Goal of the exercise → Repeat verbatim only the lines from the one with "Output the Python" through the one with "230, 240, 250]", both ends kept. Pictures stay out.

Data extract →
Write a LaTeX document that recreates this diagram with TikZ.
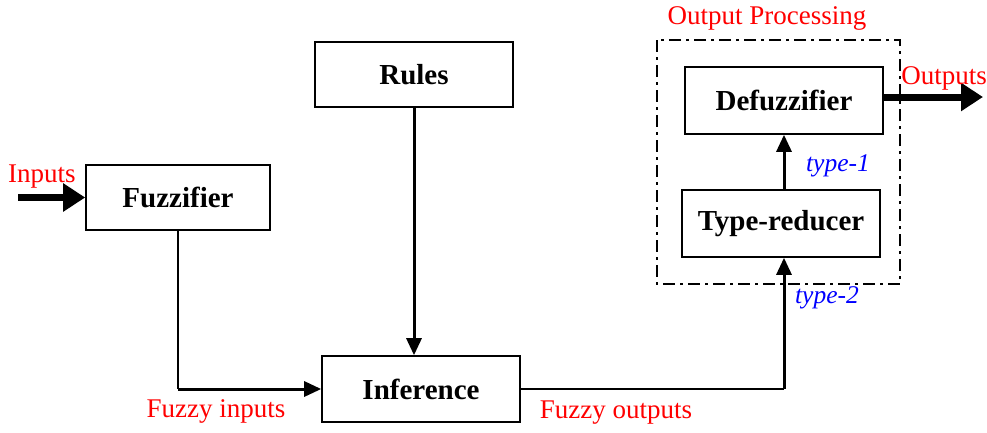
\documentclass[tikz,border=0pt]{standalone}
\usepackage{fontspec}
\setmainfont{Liberation Serif}
\usetikzlibrary{arrows.meta}
\begin{document}
\begin{tikzpicture}[x=1pt,y=-1pt,
  blk/.style={draw,line width=1.6pt,inner sep=0pt,font=\fontsize{29}{31}\selectfont\bfseries},
  lbl/.style={text=red,inner sep=0pt,font=\fontsize{27}{29}\selectfont},
  tlbl/.style={text=blue,inner sep=0pt,font=\fontsize{25.5}{27}\selectfont\itshape},
  conn/.style={line width=3pt,-{Triangle[length=17pt,width=15pt]}},
  fat/.style={line width=7pt,-{Triangle[length=22pt,width=27pt]}}]
\useasboundingbox (0,0) rectangle (987,432);
\node[blk,minimum width=198pt,minimum height=65pt] (rules) at (414,74.5) {Rules};
\node[blk,minimum width=184pt,minimum height=65pt] (fuzz) at (178,197.5) {Fuzzifier};
\node[blk,minimum width=198pt,minimum height=66pt] (inf) at (421,389) {Inference};
\node[blk,minimum width=198pt,minimum height=67pt] (def) at (784,100.5) {Defuzzifier};
\node[blk,minimum width=198pt,minimum height=67pt] (tr) at (781,223.5) {Type-reducer};
\draw[line width=2.6pt,dash pattern=on 12pt off 5pt on 3pt off 5pt] (657,40) rectangle (900,284);
\coordinate (inp) at (18,197.5);
\coordinate (outp) at (983,97);
\draw[fat] (inp) -- (fuzz.west);
\draw[fat] (def.east |- outp) -- (outp);
\draw[line width=2pt] (fuzz.south) -- (fuzz.south |- inf.west);
\draw[conn] (fuzz.south |- inf.west) -- (inf.west);
\draw[conn] (rules.south) -- (rules.south |- inf.north);
\draw[line width=2pt] (inf.east) -- (def.south |- inf.east);
\draw[conn] (def.south |- inf.east) -- (def.south |- tr.south);
\draw[conn] (def.south |- tr.north) -- (def.south);
\node[lbl] at (42,177) {Inputs};
\node[lbl] at (216,411) {Fuzzy inputs};
\node[lbl] at (616,413) {Fuzzy outputs};
\node[lbl] at (767,18) {Output Processing};
\node[lbl] at (944,78) {Outputs};
\node[tlbl] at (838,166) {type-1};
\node[tlbl] at (827,298) {type-2};
\end{tikzpicture}
\end{document}
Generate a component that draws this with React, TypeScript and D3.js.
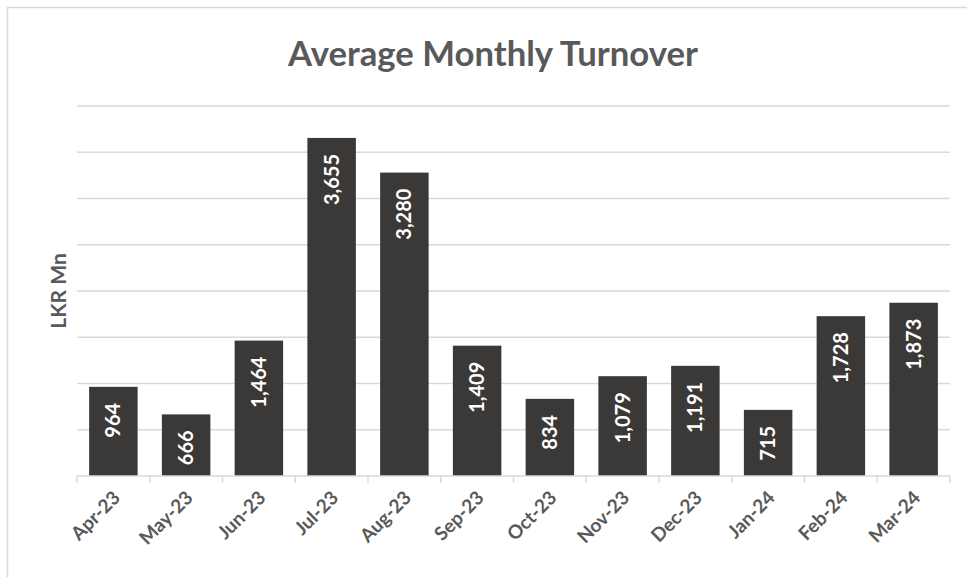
import React from 'react';
import * as d3 from 'd3';

// Average monthly turnover, LKR Mn
const months = ['Apr-23', 'May-23', 'Jun-23', 'Jul-23', 'Aug-23', 'Sep-23', 'Oct-23', 'Nov-23', 'Dec-23', 'Jan-24', 'Feb-24', 'Mar-24'];
const turnover = [964, 666, 1464, 3655, 3280, 1409, 834, 1079, 1191, 715, 1728, 1873];
const gridTicks = [0, 500, 1000, 1500, 2000, 2500, 3000, 3500, 4000];

const W = 967;
const H = 577;
const plot = { left: 77, right: 950, top: 106, bottom: 476 };
const font = 'Lato, "Open Sans", sans-serif';
const textColor = '#595959';

const App = () => {
   const x = d3.scaleBand()
      .domain(months)
      .range([plot.left, plot.right])
      .paddingInner(1 / 3)
      .paddingOuter(1 / 6);

   const y = d3.scaleLinear()
      .domain([0, 4000])
      .range([plot.bottom, plot.top]);

   const fmt = d3.format(',');
   const step = x.step();

   return (
      <svg width={W} height={H} style={{ position: 'absolute', left: 0, top: 0, background: '#fff' }}>
         {/* chart frame */}
         <path d={`M7.5,${H} V7.5 H${W}`} fill="none" stroke="#d9d9d9" strokeWidth={1.5} />

         <text x={493} y={66} textAnchor="middle" fontFamily={font} fontWeight={700}
            fontSize={34} fill={textColor} textLength={410} lengthAdjust="spacingAndGlyphs">
            Average Monthly Turnover
         </text>

         {/* gridlines */}
         {gridTicks.slice(1).map(t => (
            <line key={t} x1={plot.left} x2={plot.right} y1={y(t)} y2={y(t)} stroke="#d9d9d9" strokeWidth={1.5} />
         ))}

         {/* bars */}
         {months.map((m, i) => (
            <rect key={m} x={x(m)} y={y(turnover[i])} width={x.bandwidth()}
               height={y(0) - y(turnover[i])} fill="#3a3937" />
         ))}

         {/* axis line + ticks */}
         <line x1={plot.left} x2={plot.right} y1={y(0)} y2={y(0)} stroke="#d9d9d9" strokeWidth={1.5} />
         {d3.range(months.length + 1).map(i => {
            const bx = plot.left + i * step;
            return <line key={i} x1={bx} x2={bx} y1={y(0)} y2={y(0) + 7} stroke="#d9d9d9" strokeWidth={1.5} />;
         })}

         {/* value labels */}
         {months.map((m, i) => {
            const cx = x(m) + x.bandwidth() / 2;
            const ty = y(turnover[i]) + 16;
            return (
               <text key={m} transform={`translate(${cx + 7},${ty}) rotate(-90)`} textAnchor="end"
                  fontFamily={font} fontWeight={700} fontSize={20} fill="#fff">
                  {fmt(turnover[i])}
               </text>
            );
         })}

         {/* category labels */}
         {months.map(m => {
            const cx = x(m) + x.bandwidth() / 2;
            return (
               <text key={m} transform={`translate(${cx + 8},${y(0) + 23}) rotate(-45)`} textAnchor="end"
                  fontFamily={font} fontWeight={700} fontSize={19} fill={textColor}>
                  {m}
               </text>
            );
         })}

         <text transform={`translate(${66},${291}) rotate(-90)`} textAnchor="middle"
            fontFamily={font} fontWeight={700} fontSize={21} fill={textColor}>
            LKR Mn
         </text>
      </svg>
   );
};

export default App;
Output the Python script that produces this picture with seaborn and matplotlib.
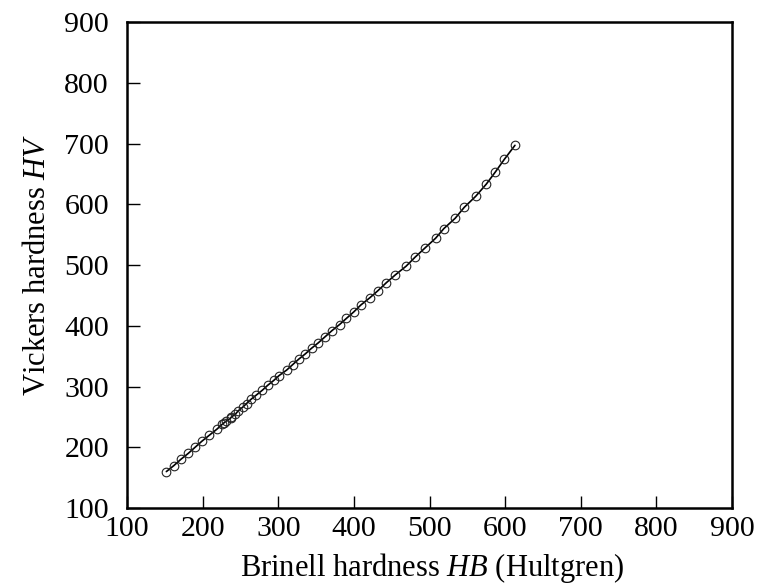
import matplotlib
matplotlib.use("Agg")
import matplotlib.pyplot as plt
import seaborn as sns
import pandas as pd

# Brinell hardness HB (Hultgren ball) and Vickers hardness HV
hb_low = [152, 162, 171, 181, 190, 199, 209, 219, 228, 238]
hv_low = [160, 170, 180, 190, 200, 210, 220, 230, 240, 250]

hb_high = [226, 231, 237, 243, 247, 253, 258, 264, 271, 279, 286, 294, 301, 311,
           319, 327, 336, 344, 353, 362, 371, 381, 390, 400, 409, 421, 432, 443,
           455, 469, 481, 494, 508, 519, 534, 546, 561, 575, 587, 599, 613]
hv_high = [238, 243, 248, 254, 260, 266, 272, 279, 286, 294, 302, 310, 318, 327,
           336, 345, 354, 363, 372, 382, 392, 402, 412, 423, 434, 446, 458, 471,
           484, 498, 513, 528, 544, 560, 577, 595, 613, 633, 653, 674, 697]

x_ticks = [100, 200, 300, 400, 500, 600, 700, 800, 900]
y_ticks = [100, 200, 300, 400, 500, 600, 700, 800, 900]

df = pd.DataFrame({"HB": hb_low + hb_high, "HV": hv_low + hv_high}).sort_values("HB")

sns.set_style("ticks")
plt.rcParams["font.family"] = ["Liberation Serif", "DejaVu Serif"]
plt.rcParams["mathtext.fontset"] = "custom"
plt.rcParams["mathtext.rm"] = "Liberation Serif"
plt.rcParams["mathtext.it"] = "Liberation Serif:italic"
plt.rcParams["text.color"] = "black"
plt.rcParams["axes.labelcolor"] = "black"
plt.rcParams["xtick.color"] = "black"
plt.rcParams["ytick.color"] = "black"

fig = plt.figure(figsize=(7.7, 5.88), dpi=100)
ax = fig.add_axes([0.165, 0.136, 0.7856, 0.8266])

sns.lineplot(data=df, x="HB", y="HV", sort=True, ax=ax, color="black", linewidth=1.2,
             marker="o", markersize=6.2, markerfacecolor="none",
             markeredgecolor="#222222", markeredgewidth=0.8, estimator=None)

ax.set_xlim(100, 900)
ax.set_ylim(100, 900)
ax.set_xticks(x_ticks)
ax.set_yticks(y_ticks)
ax.tick_params(direction="in", length=9, width=1.0, labelsize=21.5, colors="black")
ax.tick_params(axis="y", pad=13)
ax.tick_params(axis="x", pad=6)
for s in ax.spines.values():
    s.set_linewidth(1.8)
    s.set_color("black")
ax.set_xlabel("Brinell hardness $HB$ (Hultgren)", fontsize=22, color="black")
ax.set_ylabel("Vickers hardness $HV$", fontsize=22, labelpad=9, color="black")
ax.xaxis.set_label_coords(0.505, -0.088)

fig.savefig("out.png", dpi=100)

Task output →
Output the Python script that produces this picture with seaborn and matplotlib.
import matplotlib
matplotlib.use("Agg")
import matplotlib.pyplot as plt
import seaborn as sns
import pandas as pd

# Brinell hardness HB (Hultgren ball) and Vickers hardness HV
hb_low = [152, 162, 171, 181, 190, 199, 209, 219, 228, 238]
hv_low = [160, 170, 180, 190, 200, 210, 220, 230, 240, 250]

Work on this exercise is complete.